The part about the Revolution and Napoleon displays a conflict between the museum’s democratic origins and its subsequent imperial development. Before the Revolution of 1789, the Louvre used to be, along with Versailles, the most important seat of French royalty. But the first Republic turned the palace into the world’s first public museum, making openly accessible a vast collection of art that was hitherto only visible to the noble eye. In Sokurov’s film, these revolutionary origins are symbolized through Marianne (played by Johanna Korthals Altes), the personification of revolutionary France, who creeps through the galleries shouting “liberté, égalité, fraternité”. Her antagonist is Napoleon himself (Vincent Nemeth), who’s also in the museum, pirouetting through the palace’s vast halls shouting “c’est moi” and proudly lauding the connoisseurship of his artistic advisers. Revolutionary ideas of freely accessible art succumb to the greedy obsessions of an autocratic madman. How can enlightenment values of, say, free artistic education, survive if the artworks needed for that are acquired through plunder?

The relationship between art, ownership and power is also at the center of the second narrative, which is set during the German occupation of Paris. Not unlike Napoleon, the Nazis wanted to transfer the artistic treasures of their conquests to Germany. But by the time they reached Paris in June 1940, the paintings had already been safely hidden in various Chateaus. Sokurov focuses on the relationship between Franz von Wolff-Metternich (Benjamin Utzerath) who had the mission to bring the artworks “heim ins reich”, and the museum’s director Jacques Jaujard (Louis-Do de Lencquesaing) who initiated their relocation. Wolff-Metterich, however, deeply concerned about the survival of the works, pretended not to know anything about Jaujard’s activities, thus saving them from the risk of being destroyed by the war. It is historical irony that the two men would sacrifice their enmity for the survival of art, thereby reestablishing some of the enlightenment values Napoleon destroyed.

A final, more contemporary narrative shows Sokurov video-calling a captain storm struck on a cargo-ship, apparently freighting works of art across the ocean. Here again, the artworks are endangered by the political circumstances, this time of globalization. Is it really necessary to ship invaluable treasures of human history through storms to please the consumerist needs of tourists?

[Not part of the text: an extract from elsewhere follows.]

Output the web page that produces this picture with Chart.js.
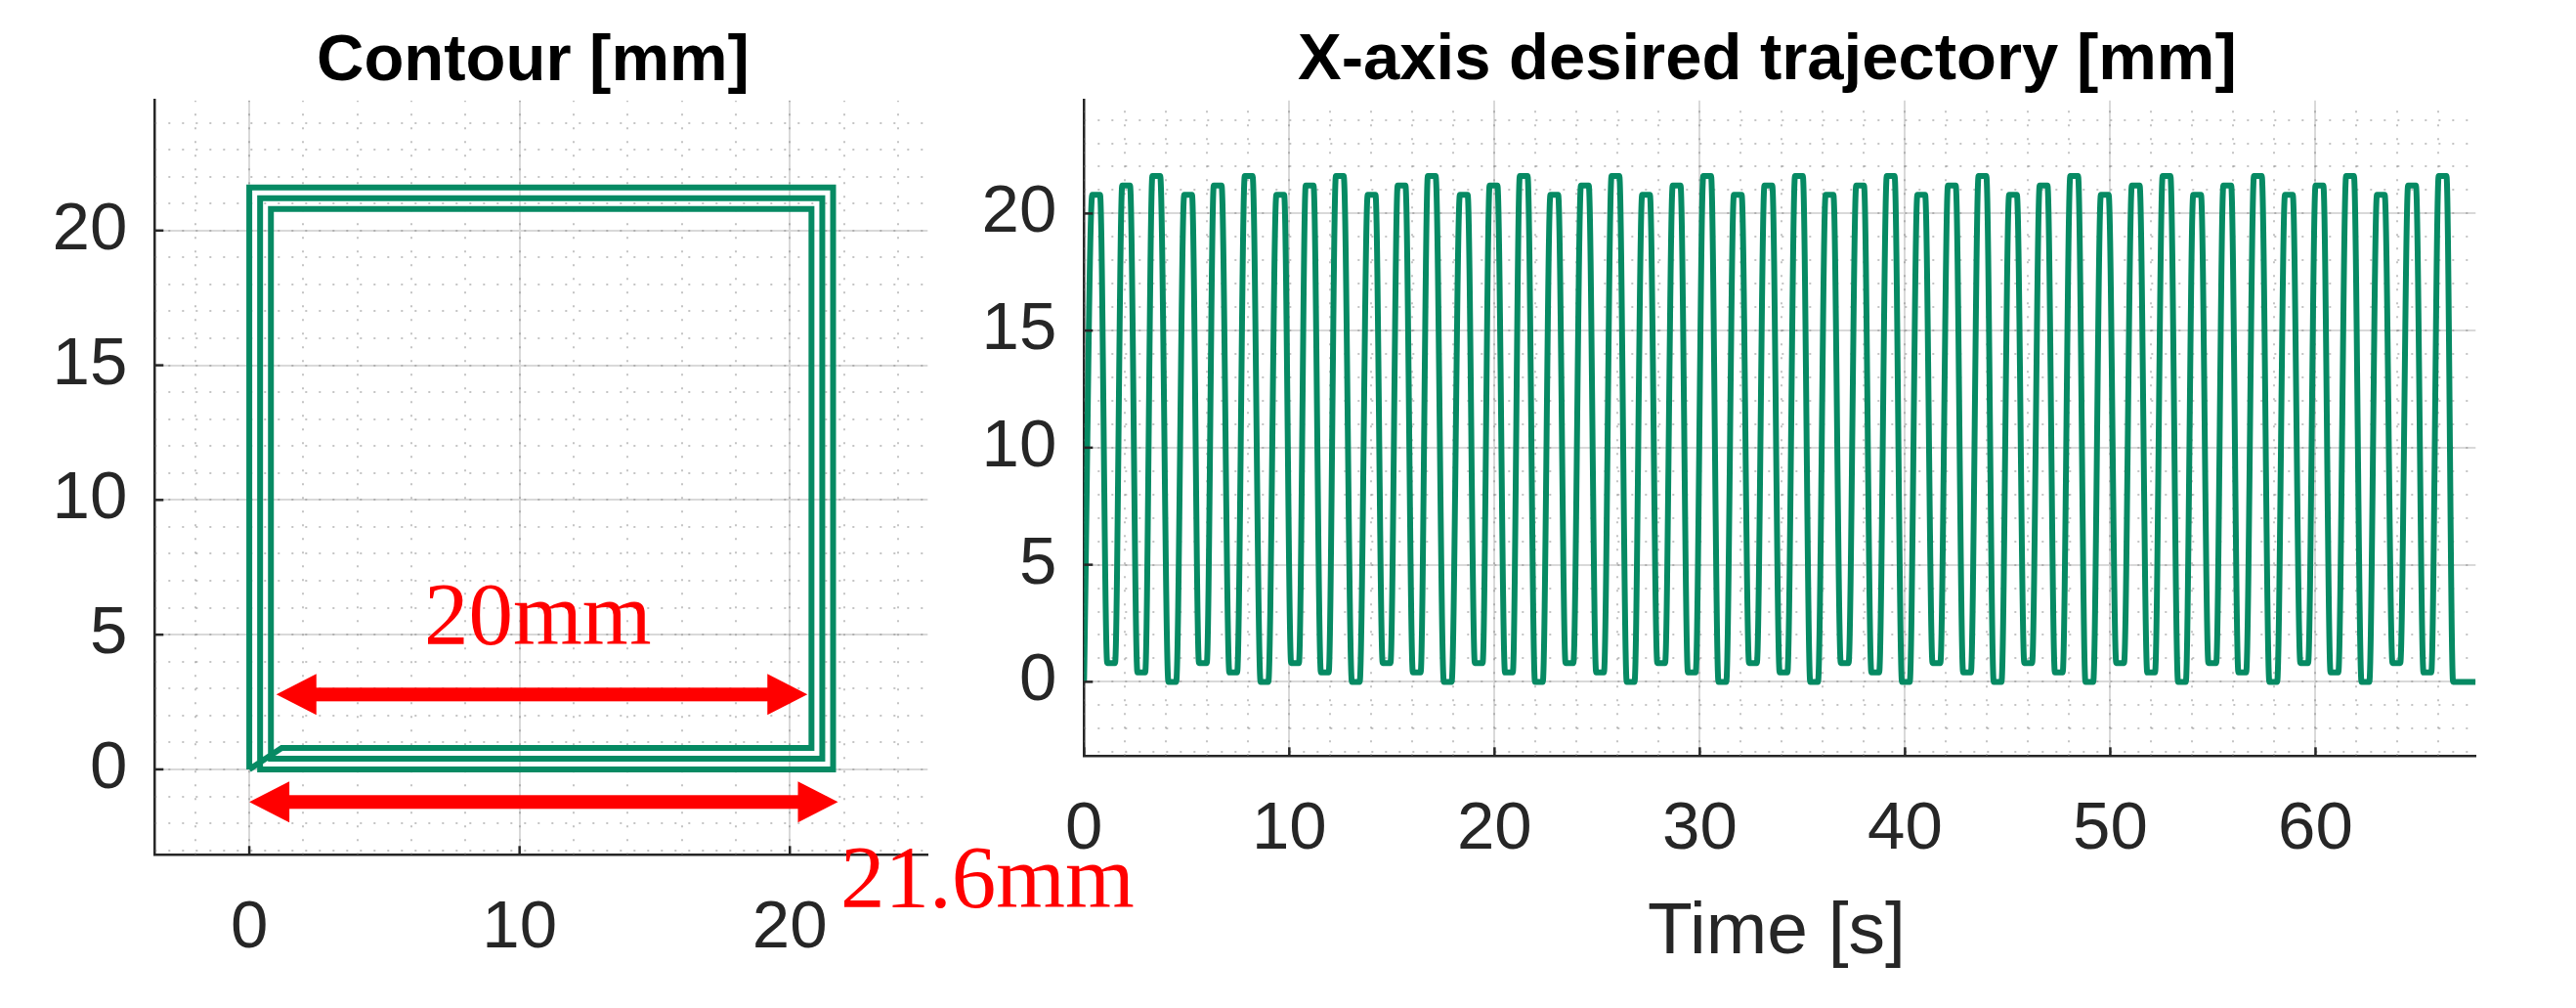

The question of the protection and property rights of art is certainly an important one, and has only recently become more relevant with the destruction of Palmyra by ISIS. The question also appears to have at least some importance for cinema, and with last year’s reintroduction of censorship laws, for Russian cinema in particular.

For all its homage to enlightenment, however, a rather naïve belief in creative independence runs through Sokurov’s film. At no point does it appear to occur to him that artworks may, at another point in history, have been complicit in the power struggles surrounding them. From the Assyrian statues to the Flemish portraits of noblemen that show up in the film, few, if any, of the artworks have been created in a context of political innocence. Yet Sokurov treats artworks like victims, and, in the rather turbulent political moments he decided to chose, increasingly as sacred martyrs completely removed from any kind of worldly associations. Beauty and goodness are one. Did it not appear to the director that this approach to art is at least as contradictory as the history of its ownership?

In the end Sokurov’s understanding of art is far removed from the democratic nostalgia of his Marianne. His fascination for the values of cultural heritage propagate a peculiar kind of elitism – the idea of the museum as the royal seat of the world’s great civilizations. Would Sokurov, for example, feel at home in Frederick Wiseman’s extremely worldly take on the British National Gallery? Instead of imagining a private Parthenon of timeless creativity, Wiseman’s museum is populated by personnel, interpretation, restoration, intrigue, budget cuts, in short, the stuff civilizations are made of.